The texts cannot be searched through a catalogue; indeed, all of the texts are on a static webpage, and links to each page are gathered under pages dedicated to a particular author (or, occasionally, topic).1 These author pages are accessible through a “Select Author” dropbox on the homepage or through one of several indexes. There are a few different indexes—“Selected Marxists,” “Library,” “History,” “Subjects”—and it is not always clear how the index creators decided what to include in each index or what distinctions they intended each index to capture. Further, the “Library” index also has smaller indexes nested within it, and it uses different sizes and colours for different links, either inconsistently or according to a standard that is not readily apparent. The Archive does have an embedded Google Site Search function, but it is only as effective as a plug-in designed for another context. In general, while the Marxist Internet Archive has a wide array of texts, its organization is either inconsistent or it adheres to a standard which is clear only to its creators.

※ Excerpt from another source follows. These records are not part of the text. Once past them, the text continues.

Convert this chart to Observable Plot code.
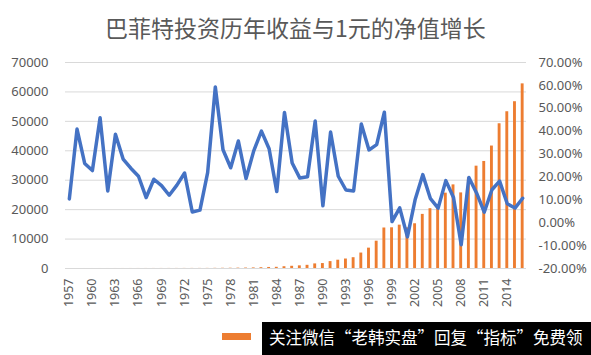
<!DOCTYPE html>
<html>
<head>
<meta charset="utf-8">
<script src="https://cdn.jsdelivr.net/npm/d3@7"></script>
<script src="https://cdn.jsdelivr.net/npm/@observablehq/plot@0.6"></script>
<style>
  html, body { margin: 0; padding: 0; background: #ffffff; }
  #wrap { position: relative; width: 591px; height: 355px; overflow: hidden; background: #ffffff; }
  #title { position: absolute; top: 0; left: 0; width: 591px; height: 54px; line-height: 54px; text-align: center;
           font-family: "Noto Sans CJK SC", sans-serif; font-size: 23px; color: #595959; }
  #chart { position: absolute; top: 50px; left: 0; }
  #legendSwatch { position: absolute; left: 222px; top: 333px; width: 29px; height: 7px; background: #ED7D31; }
  #mark { position: absolute; left: 262px; top: 322px; width: 329px; height: 33px; background: #000000; color: #ffffff;
          font-family: "Noto Sans CJK SC", sans-serif; font-size: 16.5px; line-height: 31px; padding-left: 7px; box-sizing: border-box; white-space: nowrap; }
</style>
</head>
<body>
<div id="wrap">
  <div id="title">巴菲特投资历年收益与1元的净值增长</div>
  <div id="chart"></div>
  <div id="legendSwatch"></div>
  <div id="mark">关注微信“老韩实盘”回复“指标”免费领</div>
</div>
<script>
const years = [1957,1958,1959,1960,1961,1962,1963,1964,1965,1966,
               1967,1968,1969,1970,1971,1972,1973,1974,1975,1976,
               1977,1978,1979,1980,1981,1982,1983,1984,1985,1986,
               1987,1988,1989,1990,1991,1992,1993,1994,1995,1996,
               1997,1998,1999,2000,2001,2002,2003,2004,2005,2006,
               2007,2008,2009,2010,2011,2012,2013,2014,2015,2016];

// annual return, percent (right axis)
const returnsPct = [10.4,40.9,25.9,22.8,45.9,13.9,38.7,27.8,23.8,20.3,
                    11.0,19.0,16.2,12.0,16.4,21.7,4.7,5.5,21.9,59.3,
                    31.9,24.0,35.7,19.3,31.4,40.0,32.3,13.6,48.2,26.1,
                    19.5,20.1,44.4,7.4,39.6,20.3,14.3,13.9,43.1,31.8,
                    34.1,48.3,0.5,6.5,-6.2,10.0,21.0,10.5,6.4,18.4,
                    11.0,-9.6,19.8,13.0,4.6,14.4,18.2,8.3,6.4,10.7];

// net value of 1 yuan (left axis)
const netValue = [1.1,1.6,2.0,2.4,3.5,4.0,5.5,7.1,8.8,10.6,
                  11.7,13.9,16.2,18.1,21.1,25.7,26.9,28.4,34.6,55.1,
                  72.7,90.1,122,146,192,268,355,403,598,754,
                  901,1082,1562,1678,2343,2818,3221,3669,5250,6920,
                  9280,13762,13830,14729,13816,15198,18389,20320,21621,25599,
                  28415,25687,30773,34773,36373,41611,49184,53266,56675,62739];

const leftTicks = [0,10000,20000,30000,40000,50000,60000,70000];
const rightTickLabels = ["-20.00%","-10.00%","0.00%","10.00%","20.00%","30.00%","40.00%","50.00%","60.00%","70.00%"];
const rightTickPct = [-20,-10,0,10,20,30,40,50,60,70];
const xTickYears = [1957,1960,1963,1966,1969,1972,1975,1978,1981,1984,1987,1990,1993,1996,1999,2002,2005,2008,2011,2014];

const data = years.map((year, i) => ({year, ret: returnsPct[i], nav: netValue[i]}));
// right axis (-20%..70%) shares the frame with left axis (0..70000)
const pctToLeft = p => (p + 20) / 90 * 70000;

const chart = Plot.plot({
  width: 591,
  height: 280,
  marginTop: 12,
  marginBottom: 62,
  marginLeft: 65,
  marginRight: 65,
  style: {fontFamily: "'Noto Sans', sans-serif", fontSize: "13px", color: "#595959", background: "transparent"},
  x: {type: "band", domain: years, padding: 0},
  y: {domain: [0, 70000]},
  marks: [
    Plot.gridY(leftTicks, {stroke: "#d9d9d9", strokeOpacity: 1, strokeWidth: 1}),
    Plot.barY(data, {x: "year", y: "nav", fill: "#ED7D31", insetLeft: 2.4, insetRight: 2.4}),
    Plot.lineY(data, {x: "year", y: d => pctToLeft(d.ret), stroke: "#4472C4", strokeWidth: 3.5,
                      strokeLinejoin: "round", strokeLinecap: "round"}),
    Plot.axisY({ticks: leftTicks, anchor: "left", tickSize: 0, tickPadding: 17, label: null,
                tickFormat: d => String(d)}),
    Plot.axisY({ticks: rightTickPct.map(pctToLeft), anchor: "right", tickSize: 0, tickPadding: 12, label: null,
                tickFormat: d => rightTickLabels[Math.round(d / 70000 * 90 / 10)]}),
    Plot.axisX({ticks: xTickYears, anchor: "bottom", tickSize: 0, tickPadding: 10, tickRotate: -90, label: null,
                fontSize: 12.5, tickFormat: d => String(d)})
  ]
});
document.getElementById("chart").appendChild(chart);
</script>
</body>
</html>
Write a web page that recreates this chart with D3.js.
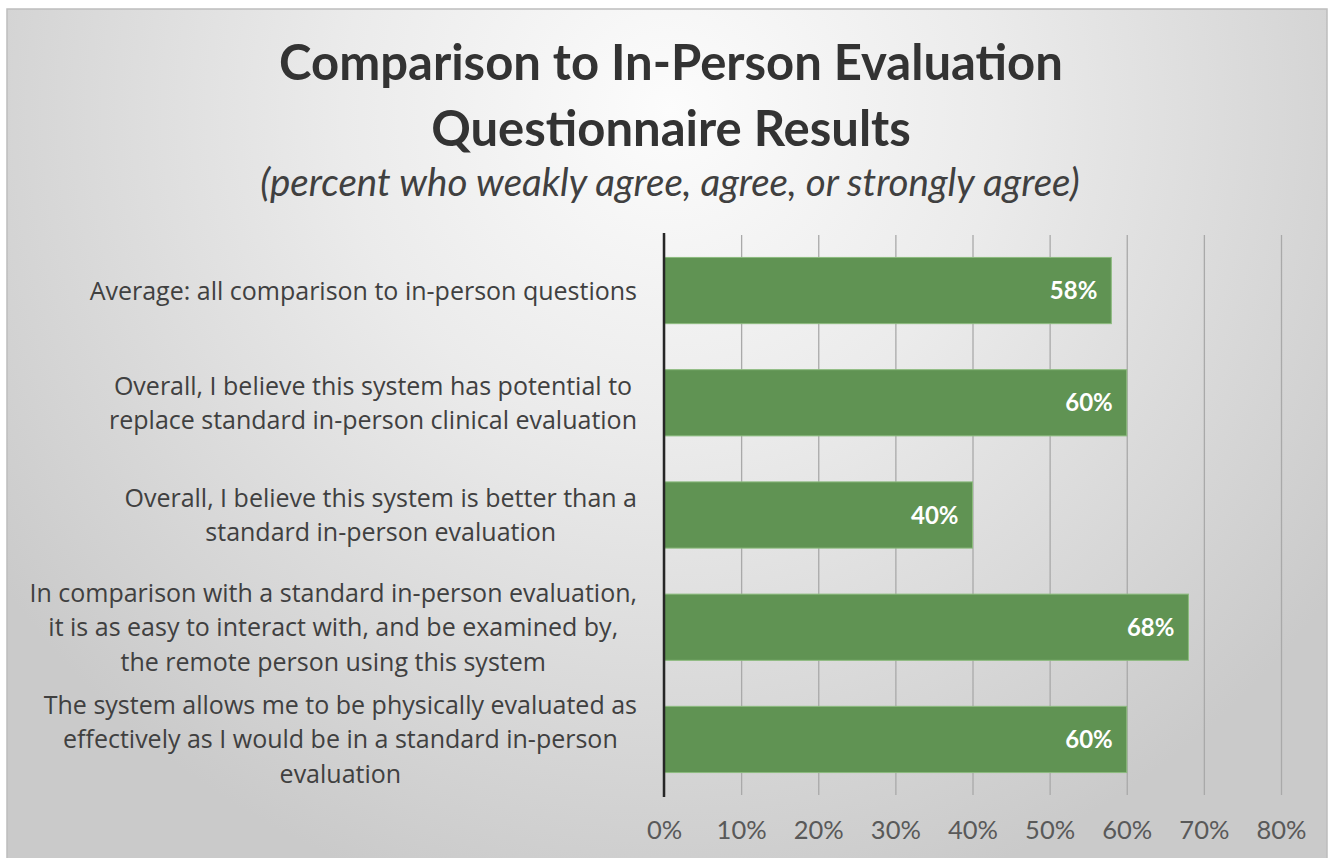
<!DOCTYPE html>
<html>
<head>
<meta charset="utf-8">
<script src="https://cdn.jsdelivr.net/npm/d3@7"></script>
<style>
  body { margin: 0; background: #fff; }
  svg { display: block; }
  text { font-family: Lato, "Open Sans", sans-serif; }
</style>
</head>
<body>
<svg id="canvas" width="1332" height="858"></svg>
<script>
// data
var categories = ['avg', 'potential', 'better', 'easy', 'effective'];
var labelLines = [
  ['Average: all comparison to in-person questions'],
  ['Overall, I believe this system has potential to', 'replace standard in-person clinical evaluation'],
  ['Overall, I believe this system is better than a', 'standard in-person evaluation'],
  ['In comparison with a standard in-person evaluation,', 'it is as easy to interact with, and be examined by,', 'the remote person using this system'],
  ['The system allows me to be physically evaluated as', 'effectively as I would be in a standard in-person', 'evaluation']
];
var values = [0.58, 0.60, 0.40, 0.68, 0.60];
var ticks = [0, 0.1, 0.2, 0.3, 0.4, 0.5, 0.6, 0.7, 0.8];
var titleLines = ['Comparison to In-Person Evaluation', 'Questionnaire Results'];
var subtitle = '(percent who weakly agree, agree, or strongly agree)';

var svg = d3.select('#canvas');
var W = 1332, H = 858;

// ---------------------------------------------------------------- //
// background panel with radial gradient

var defs = svg.append('defs');
var grad = defs.append('radialGradient')
  .attr('id', 'bg').attr('gradientUnits', 'userSpaceOnUse')
  .attr('cx', 670).attr('cy', 110).attr('r', 820);
grad.append('stop').attr('offset', '0').attr('stop-color', '#fcfcfc');
grad.append('stop').attr('offset', '0.4').attr('stop-color', '#ebebeb');
grad.append('stop').attr('offset', '1').attr('stop-color', '#cacaca');

svg.append('rect')
  .attr('x', 7).attr('y', 9).attr('width', W - 12).attr('height', H)
  .attr('fill', 'url(#bg)').attr('stroke', '#bdbdbd').attr('stroke-width', 1.5);

// ---------------------------------------------------------------- //
// titles

svg.selectAll('.title').data(titleLines).enter().append('text')
  .attr('class', 'title')
  .attr('x', 671).attr('y', function(d, i){ return 80 + i*66; })
  .attr('text-anchor', 'middle')
  .style('font-size', '49px').style('font-weight', 'bold').style('fill', '#333333')
  .text(function(d){ return d; });

svg.append('text')
  .attr('x', 670).attr('y', 196)
  .attr('text-anchor', 'middle')
  .style('font-size', '38.5px').style('font-style', 'italic').style('fill', '#404040')
  .text(subtitle);

// ---------------------------------------------------------------- //
// scales

var x = d3.scaleLinear().domain([0, 0.8]).range([664, 1281]);
var y = d3.scaleBand().domain(categories).range([235, 795]).paddingInner(0.41).paddingOuter(0.2);

// gridlines
var xAxis = svg.append('g').attr('transform', 'translate(0,795)')
  .call(d3.axisBottom(x).tickValues(ticks).tickSize(-560).tickPadding(26).tickFormat(d3.format('.0%')));
xAxis.select('.domain').remove();
xAxis.selectAll('.tick line').attr('stroke', '#a9a9a9').attr('stroke-width', 1.3);
xAxis.selectAll('.tick text')
  .style('font-size', '25.5px').style('fill', '#595959')
  .style('font-family', 'Lato, sans-serif');

// bars
svg.selectAll('.bar').data(values).enter().append('rect')
  .attr('class', 'bar')
  .attr('x', x(0))
  .attr('y', function(d, i){ return y(categories[i]); })
  .attr('width', function(d){ return x(d) - x(0); })
  .attr('height', y.bandwidth())
  .attr('fill', '#609353')
  .attr('stroke', '#8cbb7e').attr('stroke-width', 1);

// value labels
svg.selectAll('.val').data(values).enter().append('text')
  .attr('class', 'val')
  .attr('x', function(d){ return x(d) - 14; })
  .attr('y', function(d, i){ return y(categories[i]) + y.bandwidth()/2; })
  .attr('dy', '0.36em')
  .attr('text-anchor', 'end')
  .style('font-size', '24px').style('font-weight', 'bold').style('fill', '#ffffff')
  .text(function(d){ return Math.round(d*100) + '%'; });

// vertical axis line
svg.append('line')
  .attr('x1', x(0)).attr('x2', x(0)).attr('y1', 233).attr('y2', 797)
  .attr('stroke', '#262626').attr('stroke-width', 2.5);

// ---------------------------------------------------------------- //
// category labels: block right aligned, lines centred inside block

var lineH = 34.5, labelRight = 637;
var catG = svg.append('g');
categories.forEach(function(c, i){
  var g = catG.append('g');
  var lines = labelLines[i];
  var cy = y(c) + y.bandwidth()/2;
  var texts = g.selectAll('text').data(lines).enter().append('text')
    .attr('y', function(d, j){ return cy + (j - (lines.length - 1)/2)*lineH; })
    .attr('dy', '0.36em')
    .attr('text-anchor', 'middle')
    .style('font-family', '"Open Sans", sans-serif')
    .style('font-size', '25px').style('fill', '#404040')
    .text(function(d){ return d; });
  var maxW = d3.max(texts.nodes(), function(n){ return n.getComputedTextLength(); });
  texts.attr('x', labelRight - maxW/2);
});
</script>
</body>
</html>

The Marxists Internet Archive is run by volunteers. Two kinds of volunteer are involved: permanent volunteers sit on the Steering Committee and make largely autonomous decisions based on their charter and bylaws, and occasional volunteers do a lot of the digitization, transcription, translation, or proof-reading work (“Who We Are”). The bulk of the Steering Committee are not academics (ibid) and, based on the Archive, not many of them appear to be information professionals either. There is no “centralized planning,” and volunteers do whatever tasks they wish to do (ibid), although the “Volunteer Workshop” page encourages volunteers to consult the Steering Committee before beginning to check that someone else is not engaged in the same project. The website offers guidelines for creating HTML documents and downloadable eBook formats; the instructions for the latter are particularly extensive. For instance, the instructions ask volunteers to only create eBooks of texts exceeding 200,000 words and notes that the resulting files ought to be between 1.5 and 10 MB (“eBook Production Guidelines”). Further, fairly complete instructions are given regarding associated metadata and file formats (ibid), though these instructions would not meet professional standards.
Although the words “standard” or “policy” are not used explicitly, the volunteer workshop pages nonetheless describe both a standard for object and metadata creation and an ad hoc workflow. The Steering Committee’s charter and bylaws could also be considered a policy of sorts, as it determines the scope of the collection and the roles the Archives’ volunteers will play. However, the volunteers do not appear to always follow these standards. Indeed, the reliance on volunteer labour and the Steering Committee’s reluctance to use centralized planning appear to be the Archive’s largest barriers to applying the consistent standards expected of a professional digital library. One can only speculate whether the Steering Committee’s reluctance is practical, ideological, or some of each, but it has resulted in an Archive which espouses and encourages specific standards without meeting them consistently. Other challenges might include the lack of a larger institution’s support, in terms of financial resources, software and catalogue architecture, and expertise. The question, then, is whether the information professional community’s expectations of digital libraries can be achieved by groups of dedicated individuals working outside of that community and outside of institutional support structures, as will almost certainly happen.
Marxist Internet Archive Admin Committee. “eBook Production Guidelines.” Marxists Internet Archive. n.d. Web. Accessed 8 October 2014. <https://www.marxists.org/admin/volunteers/index.htm>
Marxist Internet Archive Admin Committee. “Who We Are.” Marxists Internet Archive. 2 January 2010. Web. Accessed 8 October 2014. <https://www.marxists.org/admin/volunteers/index.htm>
Marxist Internet Archive Admin Committee. “Volunteer Workshop.” Marxists Internet Archive. n.d. Web. Accessed 8 October 2014. <https://www.marxists.org/admin/volunteers/index.htm>
1. According to certain definitions, the Marxist Internet Archive therefore is not a digital library because digital libraries use catalogues, not lists of links to fixed pages. Perhaps this is true, though if it reliably offered PDF versions of its texts it might count. But outside of narrow definitional concerns, the Marxist Internet Archive offers an interesting opportunity to look at particular challenges involved in creating a digital library when relying on volunteer labour either because of a lack of institutional backing or because of ideological motivations.